THE REQUEST:
Return the lines that follow, exactly as they appear, from the first through the one containing "import matplotlib.pyplot as plt"; no pictures are to be included.

SUPPLIED MATERIAL:

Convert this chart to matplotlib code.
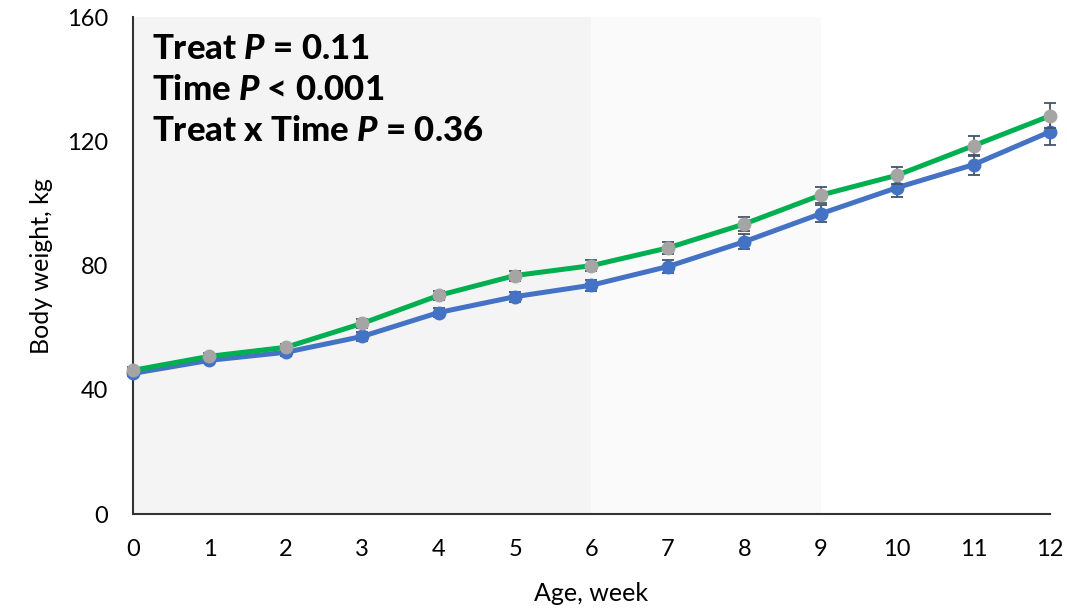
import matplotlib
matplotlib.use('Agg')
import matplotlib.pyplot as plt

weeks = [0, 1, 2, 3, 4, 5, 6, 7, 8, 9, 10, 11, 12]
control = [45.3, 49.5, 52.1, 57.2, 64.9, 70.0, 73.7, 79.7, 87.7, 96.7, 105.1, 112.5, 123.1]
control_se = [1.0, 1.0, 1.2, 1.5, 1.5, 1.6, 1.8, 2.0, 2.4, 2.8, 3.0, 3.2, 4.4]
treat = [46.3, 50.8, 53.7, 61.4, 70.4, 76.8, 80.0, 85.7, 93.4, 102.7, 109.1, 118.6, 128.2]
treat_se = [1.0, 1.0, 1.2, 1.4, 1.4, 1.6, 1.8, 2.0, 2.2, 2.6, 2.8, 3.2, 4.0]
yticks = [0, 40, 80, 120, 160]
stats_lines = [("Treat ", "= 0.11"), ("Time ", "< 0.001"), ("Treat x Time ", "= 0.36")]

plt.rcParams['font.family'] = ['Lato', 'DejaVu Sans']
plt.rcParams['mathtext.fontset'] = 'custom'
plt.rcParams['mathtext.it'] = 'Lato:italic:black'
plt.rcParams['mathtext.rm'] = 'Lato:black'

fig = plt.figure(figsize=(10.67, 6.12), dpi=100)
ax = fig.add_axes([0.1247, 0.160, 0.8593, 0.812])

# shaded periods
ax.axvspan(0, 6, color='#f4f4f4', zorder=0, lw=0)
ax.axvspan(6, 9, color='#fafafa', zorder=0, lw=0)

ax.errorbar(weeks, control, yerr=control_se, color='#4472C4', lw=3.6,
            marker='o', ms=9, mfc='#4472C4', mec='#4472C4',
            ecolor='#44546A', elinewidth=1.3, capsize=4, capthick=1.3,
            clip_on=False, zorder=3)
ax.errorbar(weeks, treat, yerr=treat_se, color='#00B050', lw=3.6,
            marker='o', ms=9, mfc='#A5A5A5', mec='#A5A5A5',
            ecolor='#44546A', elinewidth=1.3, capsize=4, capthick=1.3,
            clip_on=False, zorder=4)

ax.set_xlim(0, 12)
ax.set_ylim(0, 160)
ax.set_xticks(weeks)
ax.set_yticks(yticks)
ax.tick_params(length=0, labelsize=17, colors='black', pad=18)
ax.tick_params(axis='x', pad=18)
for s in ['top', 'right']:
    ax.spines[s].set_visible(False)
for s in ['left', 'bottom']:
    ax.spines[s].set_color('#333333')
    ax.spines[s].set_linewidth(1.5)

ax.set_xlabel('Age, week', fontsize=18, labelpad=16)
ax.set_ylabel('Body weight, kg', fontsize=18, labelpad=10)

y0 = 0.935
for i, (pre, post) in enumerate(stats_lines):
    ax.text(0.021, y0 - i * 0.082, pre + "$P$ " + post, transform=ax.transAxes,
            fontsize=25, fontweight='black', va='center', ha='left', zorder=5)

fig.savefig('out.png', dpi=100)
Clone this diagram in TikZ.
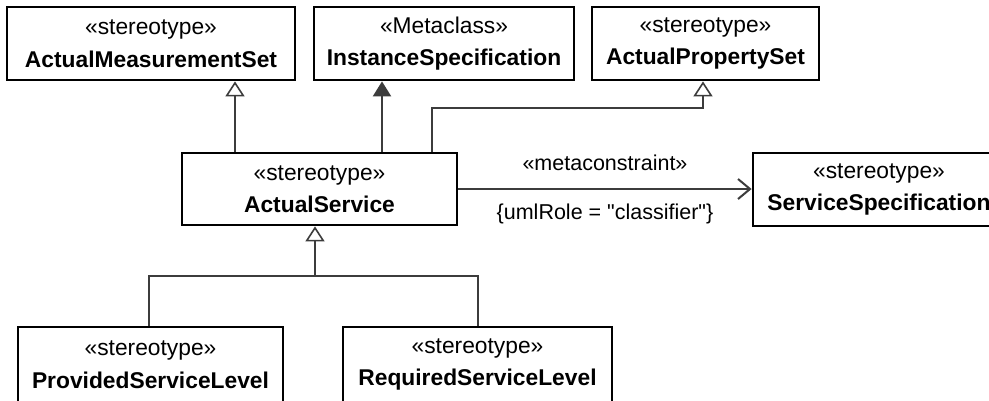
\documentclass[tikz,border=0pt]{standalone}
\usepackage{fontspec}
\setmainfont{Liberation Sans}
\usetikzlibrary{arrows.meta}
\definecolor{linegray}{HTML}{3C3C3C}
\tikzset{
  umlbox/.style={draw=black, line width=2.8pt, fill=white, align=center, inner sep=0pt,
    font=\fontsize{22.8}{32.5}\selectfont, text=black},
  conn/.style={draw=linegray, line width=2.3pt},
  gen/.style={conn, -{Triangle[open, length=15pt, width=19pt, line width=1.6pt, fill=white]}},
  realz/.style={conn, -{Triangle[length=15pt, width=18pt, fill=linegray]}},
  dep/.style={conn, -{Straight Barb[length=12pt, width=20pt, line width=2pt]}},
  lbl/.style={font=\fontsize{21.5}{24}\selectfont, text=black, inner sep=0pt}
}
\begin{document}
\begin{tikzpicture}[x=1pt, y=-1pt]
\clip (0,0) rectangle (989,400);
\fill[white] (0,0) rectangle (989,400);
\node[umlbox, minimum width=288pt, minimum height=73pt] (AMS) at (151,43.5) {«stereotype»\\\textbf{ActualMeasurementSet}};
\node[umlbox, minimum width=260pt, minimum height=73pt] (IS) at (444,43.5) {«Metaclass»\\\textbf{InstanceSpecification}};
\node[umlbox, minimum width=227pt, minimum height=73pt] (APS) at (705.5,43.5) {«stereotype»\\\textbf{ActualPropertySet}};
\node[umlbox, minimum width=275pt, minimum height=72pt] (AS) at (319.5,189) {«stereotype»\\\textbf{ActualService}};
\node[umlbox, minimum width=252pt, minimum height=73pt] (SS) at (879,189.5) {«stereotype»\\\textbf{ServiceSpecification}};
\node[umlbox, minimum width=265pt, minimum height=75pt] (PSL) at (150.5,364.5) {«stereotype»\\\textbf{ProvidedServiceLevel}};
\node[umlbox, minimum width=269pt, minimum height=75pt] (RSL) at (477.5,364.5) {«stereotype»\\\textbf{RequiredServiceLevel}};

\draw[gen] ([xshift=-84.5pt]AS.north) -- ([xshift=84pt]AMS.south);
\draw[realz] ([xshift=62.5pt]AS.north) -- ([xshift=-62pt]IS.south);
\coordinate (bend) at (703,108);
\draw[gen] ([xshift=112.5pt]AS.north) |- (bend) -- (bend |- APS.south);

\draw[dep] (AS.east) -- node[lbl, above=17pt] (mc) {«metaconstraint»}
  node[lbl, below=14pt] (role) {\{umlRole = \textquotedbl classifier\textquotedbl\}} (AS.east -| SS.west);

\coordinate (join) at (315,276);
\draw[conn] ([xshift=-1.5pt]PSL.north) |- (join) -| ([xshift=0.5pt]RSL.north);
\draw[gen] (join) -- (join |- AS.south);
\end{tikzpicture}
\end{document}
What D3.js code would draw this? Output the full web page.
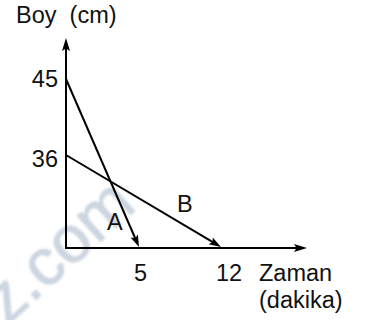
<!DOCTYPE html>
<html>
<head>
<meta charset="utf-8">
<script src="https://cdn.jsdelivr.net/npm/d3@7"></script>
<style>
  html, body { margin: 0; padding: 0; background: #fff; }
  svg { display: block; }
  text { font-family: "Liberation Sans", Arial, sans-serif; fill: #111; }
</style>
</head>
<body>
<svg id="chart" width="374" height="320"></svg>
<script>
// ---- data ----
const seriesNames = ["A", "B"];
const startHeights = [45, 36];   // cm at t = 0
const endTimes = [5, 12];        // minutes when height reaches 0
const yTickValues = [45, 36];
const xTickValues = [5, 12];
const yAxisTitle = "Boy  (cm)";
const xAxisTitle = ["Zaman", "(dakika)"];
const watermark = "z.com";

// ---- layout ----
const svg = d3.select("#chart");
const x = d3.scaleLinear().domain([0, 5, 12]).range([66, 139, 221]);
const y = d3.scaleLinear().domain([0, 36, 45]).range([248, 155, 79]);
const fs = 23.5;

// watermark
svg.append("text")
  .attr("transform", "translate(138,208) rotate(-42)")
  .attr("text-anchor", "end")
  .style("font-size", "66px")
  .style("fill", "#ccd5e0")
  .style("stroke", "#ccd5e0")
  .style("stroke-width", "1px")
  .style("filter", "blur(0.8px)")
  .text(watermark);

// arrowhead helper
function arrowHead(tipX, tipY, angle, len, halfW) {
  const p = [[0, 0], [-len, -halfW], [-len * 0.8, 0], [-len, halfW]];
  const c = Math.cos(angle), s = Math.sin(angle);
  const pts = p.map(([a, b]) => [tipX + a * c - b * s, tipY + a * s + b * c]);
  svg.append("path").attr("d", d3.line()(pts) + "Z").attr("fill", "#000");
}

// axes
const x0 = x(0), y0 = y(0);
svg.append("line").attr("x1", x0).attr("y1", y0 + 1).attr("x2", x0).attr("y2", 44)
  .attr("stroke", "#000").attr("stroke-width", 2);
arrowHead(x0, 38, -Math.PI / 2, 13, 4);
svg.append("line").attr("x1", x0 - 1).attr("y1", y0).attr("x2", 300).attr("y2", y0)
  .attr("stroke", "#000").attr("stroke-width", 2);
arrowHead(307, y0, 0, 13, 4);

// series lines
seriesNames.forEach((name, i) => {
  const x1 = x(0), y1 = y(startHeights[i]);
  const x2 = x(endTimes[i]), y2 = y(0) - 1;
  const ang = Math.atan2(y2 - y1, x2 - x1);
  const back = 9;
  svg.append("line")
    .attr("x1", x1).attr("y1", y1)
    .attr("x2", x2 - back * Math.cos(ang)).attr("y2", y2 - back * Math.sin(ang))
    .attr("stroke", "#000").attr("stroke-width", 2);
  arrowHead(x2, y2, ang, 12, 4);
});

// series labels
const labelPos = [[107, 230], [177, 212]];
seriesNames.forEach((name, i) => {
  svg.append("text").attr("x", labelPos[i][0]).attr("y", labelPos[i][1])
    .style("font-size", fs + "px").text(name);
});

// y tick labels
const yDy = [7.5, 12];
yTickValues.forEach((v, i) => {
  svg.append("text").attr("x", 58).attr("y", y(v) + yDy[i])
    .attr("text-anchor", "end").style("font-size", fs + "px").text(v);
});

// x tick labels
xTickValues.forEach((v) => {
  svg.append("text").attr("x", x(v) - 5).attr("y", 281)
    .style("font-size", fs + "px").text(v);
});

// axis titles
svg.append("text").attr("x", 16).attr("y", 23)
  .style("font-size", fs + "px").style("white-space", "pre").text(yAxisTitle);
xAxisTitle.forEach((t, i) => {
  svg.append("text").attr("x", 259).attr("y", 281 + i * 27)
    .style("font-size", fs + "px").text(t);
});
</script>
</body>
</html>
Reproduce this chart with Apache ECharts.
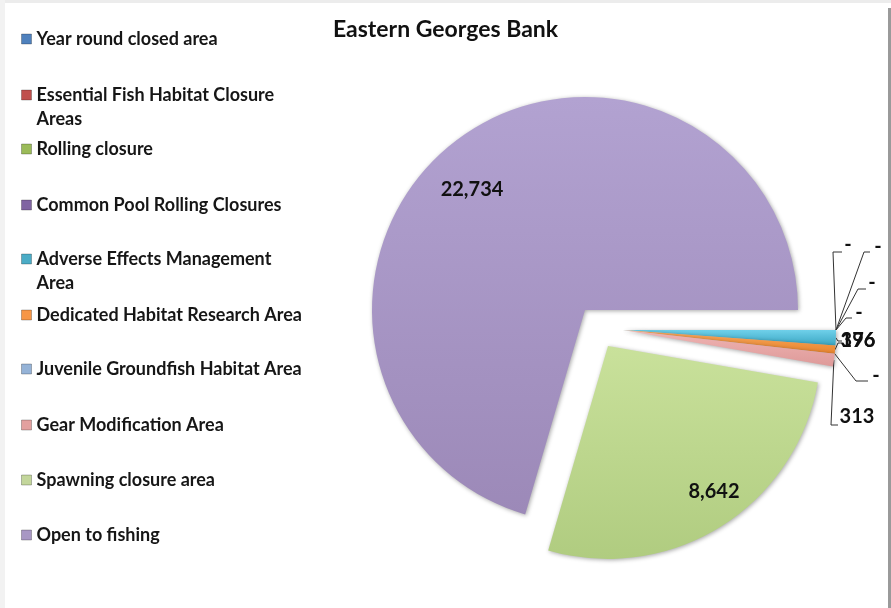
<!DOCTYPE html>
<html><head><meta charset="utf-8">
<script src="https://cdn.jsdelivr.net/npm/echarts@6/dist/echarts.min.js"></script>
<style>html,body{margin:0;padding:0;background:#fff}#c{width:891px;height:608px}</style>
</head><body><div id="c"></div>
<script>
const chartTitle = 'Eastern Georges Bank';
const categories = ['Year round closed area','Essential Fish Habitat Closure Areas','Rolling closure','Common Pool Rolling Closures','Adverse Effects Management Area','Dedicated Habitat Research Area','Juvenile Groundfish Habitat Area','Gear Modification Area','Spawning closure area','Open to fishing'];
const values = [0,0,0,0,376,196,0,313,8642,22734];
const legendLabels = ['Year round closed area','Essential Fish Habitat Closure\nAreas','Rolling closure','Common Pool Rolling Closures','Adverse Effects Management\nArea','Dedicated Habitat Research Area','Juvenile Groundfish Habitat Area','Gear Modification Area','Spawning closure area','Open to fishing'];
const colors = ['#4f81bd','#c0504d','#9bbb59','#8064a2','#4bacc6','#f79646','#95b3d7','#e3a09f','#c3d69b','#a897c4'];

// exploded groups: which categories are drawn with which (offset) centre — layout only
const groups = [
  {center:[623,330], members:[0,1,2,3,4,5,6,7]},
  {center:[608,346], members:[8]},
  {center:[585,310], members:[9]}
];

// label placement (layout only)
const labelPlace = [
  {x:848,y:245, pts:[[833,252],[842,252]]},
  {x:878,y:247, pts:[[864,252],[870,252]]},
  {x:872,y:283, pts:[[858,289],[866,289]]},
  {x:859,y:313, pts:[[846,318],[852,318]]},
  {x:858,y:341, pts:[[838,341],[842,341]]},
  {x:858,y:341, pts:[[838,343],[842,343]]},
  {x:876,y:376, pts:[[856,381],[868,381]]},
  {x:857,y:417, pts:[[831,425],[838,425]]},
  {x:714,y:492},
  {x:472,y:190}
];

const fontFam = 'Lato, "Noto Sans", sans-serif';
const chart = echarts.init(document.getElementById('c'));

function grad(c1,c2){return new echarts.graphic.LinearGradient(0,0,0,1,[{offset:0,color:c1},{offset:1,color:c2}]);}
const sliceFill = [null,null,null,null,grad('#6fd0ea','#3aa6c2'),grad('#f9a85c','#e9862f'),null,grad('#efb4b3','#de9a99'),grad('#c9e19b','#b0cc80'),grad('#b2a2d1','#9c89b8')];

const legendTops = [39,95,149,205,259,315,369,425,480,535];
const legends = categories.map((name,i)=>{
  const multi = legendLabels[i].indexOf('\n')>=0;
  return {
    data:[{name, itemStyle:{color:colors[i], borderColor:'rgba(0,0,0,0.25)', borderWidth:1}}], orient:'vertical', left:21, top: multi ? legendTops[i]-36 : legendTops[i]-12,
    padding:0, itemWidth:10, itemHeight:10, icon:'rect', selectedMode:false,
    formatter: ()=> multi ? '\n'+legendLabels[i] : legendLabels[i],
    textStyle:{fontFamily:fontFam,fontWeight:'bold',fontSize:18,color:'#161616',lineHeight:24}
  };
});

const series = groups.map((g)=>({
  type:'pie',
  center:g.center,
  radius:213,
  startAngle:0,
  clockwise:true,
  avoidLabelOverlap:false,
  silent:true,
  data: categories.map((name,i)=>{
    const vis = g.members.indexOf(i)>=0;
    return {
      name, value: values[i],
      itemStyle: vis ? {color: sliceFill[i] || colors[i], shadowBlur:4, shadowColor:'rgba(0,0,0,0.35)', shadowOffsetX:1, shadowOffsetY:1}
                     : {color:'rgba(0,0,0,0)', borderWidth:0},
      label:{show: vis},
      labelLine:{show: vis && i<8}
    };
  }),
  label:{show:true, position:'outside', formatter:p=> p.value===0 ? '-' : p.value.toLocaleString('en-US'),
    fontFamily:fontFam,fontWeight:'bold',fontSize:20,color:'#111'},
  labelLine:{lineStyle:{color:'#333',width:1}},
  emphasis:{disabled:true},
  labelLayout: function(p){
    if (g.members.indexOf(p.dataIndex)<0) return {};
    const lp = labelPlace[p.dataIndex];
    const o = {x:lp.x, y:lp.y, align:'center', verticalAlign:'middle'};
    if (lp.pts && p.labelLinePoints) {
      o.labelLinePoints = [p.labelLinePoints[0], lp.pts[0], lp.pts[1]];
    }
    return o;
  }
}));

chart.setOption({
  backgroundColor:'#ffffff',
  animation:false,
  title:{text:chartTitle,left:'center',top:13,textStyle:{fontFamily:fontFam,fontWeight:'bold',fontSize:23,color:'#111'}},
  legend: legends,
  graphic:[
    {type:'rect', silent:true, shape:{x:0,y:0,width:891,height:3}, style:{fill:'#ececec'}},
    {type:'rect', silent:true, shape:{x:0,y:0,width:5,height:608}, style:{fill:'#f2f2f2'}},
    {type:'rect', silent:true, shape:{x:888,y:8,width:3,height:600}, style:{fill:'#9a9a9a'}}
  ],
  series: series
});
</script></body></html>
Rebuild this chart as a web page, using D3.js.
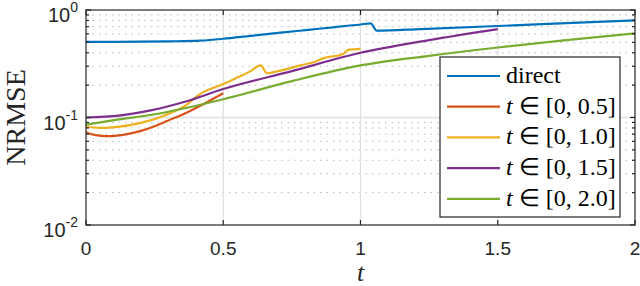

OUTPUT FOR THIS EXERCISE:
Convert this chart to matplotlib code.
import matplotlib
matplotlib.use('Agg')
import matplotlib.pyplot as plt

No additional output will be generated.